Defunct private school

Saint Joseph's Academy, sometimes referred to as St. Joe or SJA, was a private school started by the Marist Brothers of the Schools. It was located in Laredo, Texas, United States, and served junior high and high school students in Laredo and the surrounding areas.

==History==
St. Joseph's Academy was founded in Laredo in 1934 by exiled Marist Brothers who were fleeing Mexico to avoid religious persecution by the Mexican government. In 1942, St. Joseph's Academy had its first graduating class. The school had its last graduating class in 1973. The school colors were maroon and white.
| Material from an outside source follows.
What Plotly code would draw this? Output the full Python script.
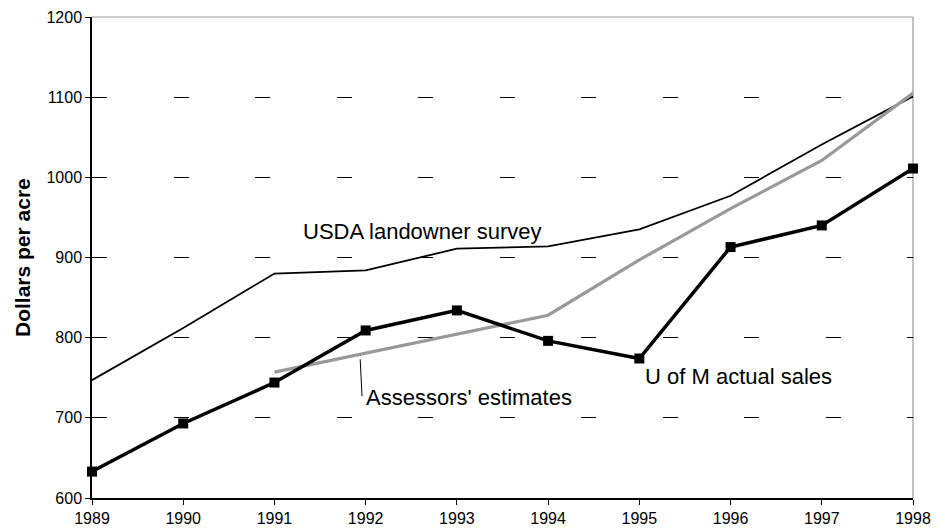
import plotly.graph_objects as go

years = [1989, 1990, 1991, 1992, 1993, 1994, 1995, 1996, 1997, 1998]
usda_survey = [747, 812, 880, 884, 911, 914, 935, 977, 1041, 1101]
uofm_sales = [633, 693, 744, 809, 834, 796, 774, 913, 940, 1011]
assess_years = [1991, 1992, 1993, 1994, 1995, 1996, 1997, 1998]
assessors = [757, 781, 805, 828, 897, 961, 1021, 1105]
y_ticks = [600, 700, 800, 900, 1000, 1100, 1200]

FONT = "Arial, Liberation Sans, sans-serif"

fig = go.Figure()
fig.add_trace(go.Scatter(x=years, y=usda_survey, mode="lines",
                         line=dict(color="black", width=1.8), name="USDA landowner survey",
                         cliponaxis=False))
fig.add_trace(go.Scatter(x=assess_years, y=assessors, mode="lines",
                         line=dict(color="#999999", width=3.2), name="Assessors' estimates",
                         cliponaxis=False))
fig.add_trace(go.Scatter(x=years, y=uofm_sales, mode="lines+markers",
                         line=dict(color="black", width=3.5),
                         marker=dict(symbol="square", size=10, color="black"),
                         name="U of M actual sales", cliponaxis=False))

# page body has an 8px margin: margins compensate for it
fig.update_layout(
    template="none",
    width=945, height=531,
    autosize=False,
    margin=dict(l=84, r=40, t=9, b=41, pad=0),
    plot_bgcolor="white", paper_bgcolor="white",
    showlegend=False,
    font=dict(family=FONT, color="black"),
    xaxis=dict(range=[1989, 1998], tickvals=years, ticktext=[str(y) for y in years],
               automargin=False,
               showgrid=False, zeroline=False, showline=True, linecolor="black", linewidth=1.5,
               ticks="outside", ticklen=5, tickwidth=1.2, tickcolor="black",
               tickfont=dict(size=16, family=FONT, color="black")),
    yaxis=dict(range=[600, 1200], tickvals=y_ticks,
               automargin=False,
               showgrid=True, gridcolor="black", gridwidth=1, griddash="15px,66.5px",
               zeroline=False, showline=True, linecolor="black", linewidth=1.5,
               ticks="outside", ticklen=5, tickwidth=1.2, tickcolor="black",
               tickfont=dict(size=16, family=FONT, color="black")),
)

# grey top and right border
fig.add_shape(type="line", xref="paper", yref="paper", x0=0, x1=1, y0=1, y1=1,
              line=dict(color="#999999", width=1.2), layer="below")
fig.add_shape(type="line", xref="paper", yref="paper", x0=1, x1=1, y0=0, y1=1,
              line=dict(color="#999999", width=1.2), layer="below")

# pointer line for assessors' label
fig.add_shape(type="line", xref="x", yref="y", x0=1991.94, x1=1991.96, y0=773, y1=727,
              line=dict(color="black", width=1))

fig.add_annotation(x=1991.29, y=933, xref="x", yref="y", text="USDA landowner survey",
                   showarrow=False, xanchor="left", yanchor="middle",
                   font=dict(size=22, family=FONT, color="black"))
fig.add_annotation(x=1991.98, y=725, xref="x", yref="y", text="Assessors' estimates",
                   showarrow=False, xanchor="left", yanchor="middle",
                   font=dict(size=22, family=FONT, color="black"))
fig.add_annotation(x=1995.04, y=751, xref="x", yref="y", text="U of M actual sales",
                   showarrow=False, xanchor="left", yanchor="middle",
                   font=dict(size=22, family=FONT, color="black"))

fig.add_annotation(x=0, y=0.5, xref="paper", yref="paper", xshift=-69.5,
                   text="<b>Dollars per acre</b>", textangle=-90, showarrow=False,
                   xanchor="center", yanchor="middle",
                   font=dict(size=21, family=FONT, color="black"))

fig.write_html("out.html")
The school mascot was the ram but because the word "rams" could be used in a derogatory way in Spanish, the mascot was changed to "antlers".

== Alumni==
- George P. Kazen (February 29, 1940 – April 27, 2021) was a United States district judge of the United States District Court for the Southern District of Texas from 1979 to 2018.
- Charles Robert Borchers (Class of 1960), district attorney of the 49th Judicial District attorney 1973-1980
- Julio A. Garcia (Class of 1959), district attorney of the 49th Judicial District 1981-1988
- Pete Saenz (Class of 1969), mayor of Laredo since November 12, 2014; former member and president of the Laredo Community College board of trustees.